## [Aim of the task]
Everything from the first line down to the line containing "heights.append(v)" is to be retyped exactly, both ends included, with pictures left out.
◆ ◆ ◆
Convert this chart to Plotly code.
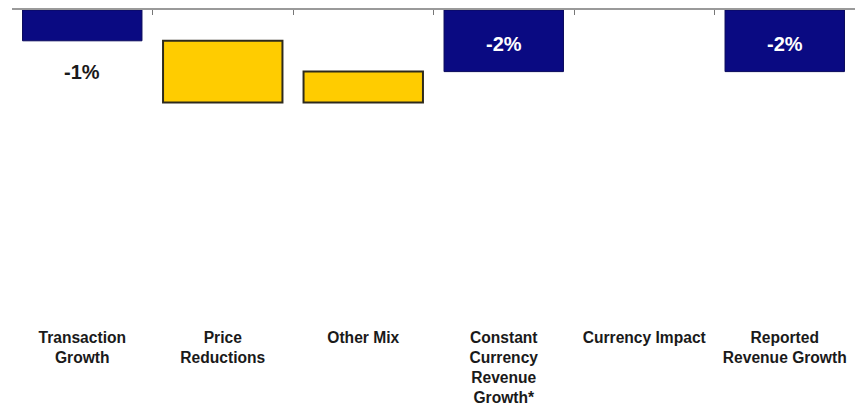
import plotly.graph_objects as go

# Revenue bridge: steps from transaction growth to reported revenue growth (%)
categories = [
    "Transaction<br>Growth",
    "Price<br>Reductions",
    "Other Mix",
    "Constant<br>Currency<br>Revenue<br>Growth*",
    "Currency Impact",
    "Reported<br>Revenue Growth",
]
values = [-1, -2, 1, -2, 0, -2]
kinds = ["total", "step", "step", "total", "step", "total"]
value_labels = ["-1%", "", "", "-2%", "", "-2%"]

NAVY = "#0a0a82"
GOLD = "#ffcc00"
y_floor = -10.26

# Bases and heights: totals start at zero, steps continue from the running level
bases, heights, running = [], [], 0
for v, k in zip(values, kinds):
    if k == "total":
        bases.append(0)
        running = v
    else:
        bases.append(running)
        running += v
    heights.append(v)

colors = [NAVY if k == "total" else GOLD for k in kinds]
line_colors = ["#08085a" if k == "total" else "#2e2a1c" for k in kinds]
line_widths = [1 if k == "total" else (2 if v != 0 else 0) for v, k in zip(values, kinds)]

fig = go.Figure()
fig.add_trace(go.Bar(
    x=categories, y=heights, base=bases,
    marker=dict(color=colors, line=dict(color=line_colors, width=line_widths)),
    width=0.85, hoverinfo="skip",
))
# empty trace so the zero-line axis gets drawn
fig.add_trace(go.Scatter(x=[], y=[], xaxis="x2", showlegend=False))

for cat, v, k, lab in zip(categories, values, kinds, value_labels):
    if not lab:
        continue
    if abs(v) < 1.5:
        # short bar: label sits beneath the bar end
        fig.add_annotation(x=cat, y=v, yshift=-31, text=lab, showarrow=False,
                           font=dict(family="Liberation Sans, Arial", size=20,
                                     color="#1a1a1a", weight="bold"),
                           yanchor="middle")
    else:
        fig.add_annotation(x=cat, y=v / 2, yshift=-3, text=lab, showarrow=False,
                           font=dict(family="Liberation Sans, Arial", size=20,
                                     color="white", weight="bold"),
                           yanchor="middle")

fig.update_layout(
    width=858, height=407,
    margin=dict(l=12, r=3, t=10, b=81, autoexpand=False),
    paper_bgcolor="white", plot_bgcolor="white",
    showlegend=False,
    font=dict(family="Liberation Sans, Arial", color="#1e1e1e"),
    xaxis=dict(
        type="category", categoryorder="array", categoryarray=categories,
        showline=False, ticks="", showgrid=False, zeroline=False,
        automargin=False,
        tickfont=dict(size=15.6, family="Liberation Sans, Arial", color="#1a1a1a", weight="bold"),
    ),
    xaxis2=dict(
        type="category", categoryorder="array", categoryarray=categories,
        overlaying="x", matches="x", side="top", anchor="y", automargin=False,
        showline=True, linecolor="#9a9a9a", linewidth=2,
        ticks="inside", tickson="boundaries", ticklen=5, tickcolor="#777", tickwidth=1,
        showticklabels=False, showgrid=False,
    ),
    yaxis=dict(range=[y_floor, 0], visible=False, showgrid=False, zeroline=False),
)

fig.write_html("out.html")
◆ ◆ ◆
## [Solved exercise]
Convert this chart to Plotly code.
import plotly.graph_objects as go

# Revenue bridge: steps from transaction growth to reported revenue growth (%)
categories = [
    "Transaction<br>Growth",
    "Price<br>Reductions",
    "Other Mix",
    "Constant<br>Currency<br>Revenue<br>Growth*",
    "Currency Impact",
    "Reported<br>Revenue Growth",
]
values = [-1, -2, 1, -2, 0, -2]
kinds = ["total", "step", "step", "total", "step", "total"]
value_labels = ["-1%", "", "", "-2%", "", "-2%"]

NAVY = "#0a0a82"
GOLD = "#ffcc00"
y_floor = -10.26

# Bases and heights: totals start at zero, steps continue from the running level
bases, heights, running = [], [], 0
for v, k in zip(values, kinds):
    if k == "total":
        bases.append(0)
        running = v
    else:
        bases.append(running)
        running += v
    heights.append(v)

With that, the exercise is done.